Quando avevo quindici anni avevano aperto, in via Lagrange a Torino, un big burger.
Mi pare si chiamasse proprio così.
Questo big burger era bello perché era brutto, era un cunicolo tutto giallo illuminato al neon, e non c’erano i tavoli.
Era brutto perché c’era da sedersi solo lungo dei banconi, con gli sgabelli girevoli. Perciò era bello.
Era la prima cosa brutta che vedevamo dal vero, perché tutte le altre stavano in America.

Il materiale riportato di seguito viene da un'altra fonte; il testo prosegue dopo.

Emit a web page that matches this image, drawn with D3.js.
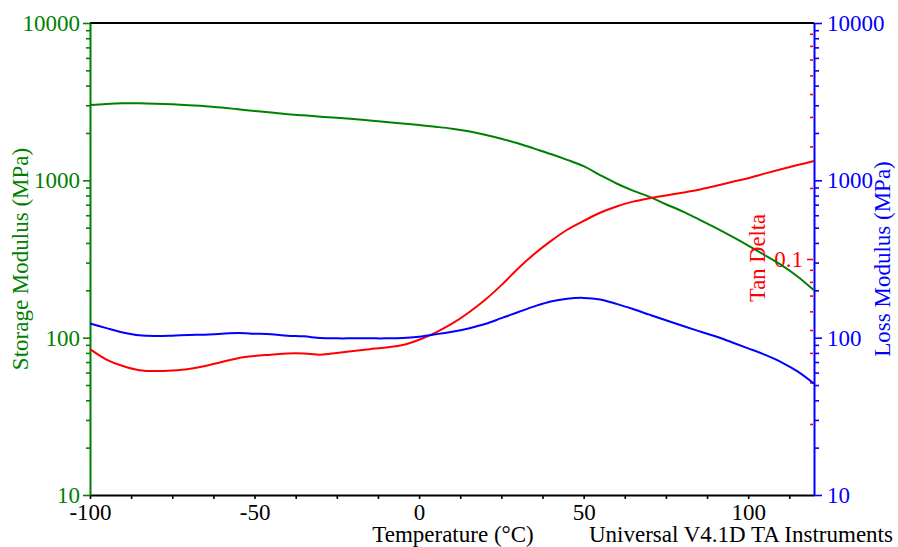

La prima cosa davvero brutta, tutta gialla con la luce brutta e la musica a palla che non ci si poteva nemmeno parlare, ci attraeva come mosche sulla merda.
C’erano tanti altri posti dove potersi incontrare tutti insieme, ma solo il big burger era schifoso abbastanza.
In questo big burger io ci andavo poche volte, però quando ci andavo prendevo il burger con le patatine e la maionese nel sacchettino. Era bello mangiare le patatine in quello squallore che puzzava di olio fritto e plastica nuova.
Era quasi come essere in un film. Abbastanza brutto.
Nei film succedevano cose nei posti brutti dell’America e a noi piacevano e volevamo essere come loro, la gente si baciava e cominciavano storie d’amore in mezzo ai milk shake.
Io ci andavo perché anch’io volevo qualcosa come in un film e i baci con la lingua. Stavo lì con le mie amiche e le patatine ad aspettare che succedesse qualcosa.
Ma il mio amore della quinta ginnasio, lui non veniva mai lo stesso giorno che ci andavo io, lì. Perché aveva gli amici.
Così tutto consisteva per me nel mangiare il burger e le patatine con la maionese spremuta dal sacchettino, e bere la cocacola e parlare di lui che non c’era.
Sentirmi urlare a voce alta, per sovrastare la musica: Lascialo stare, lascialo perdere, non capisce niente e non ti merita.
Poi con le amiche si parlava dei loro altri che non c’erano che avrebbero dovuto esserci, che forse sarebbero arrivati o forse no.
C’era molta tensione erotica tra quelle patatine.
Quello era il futuro che arrivava. Il futuro giallo.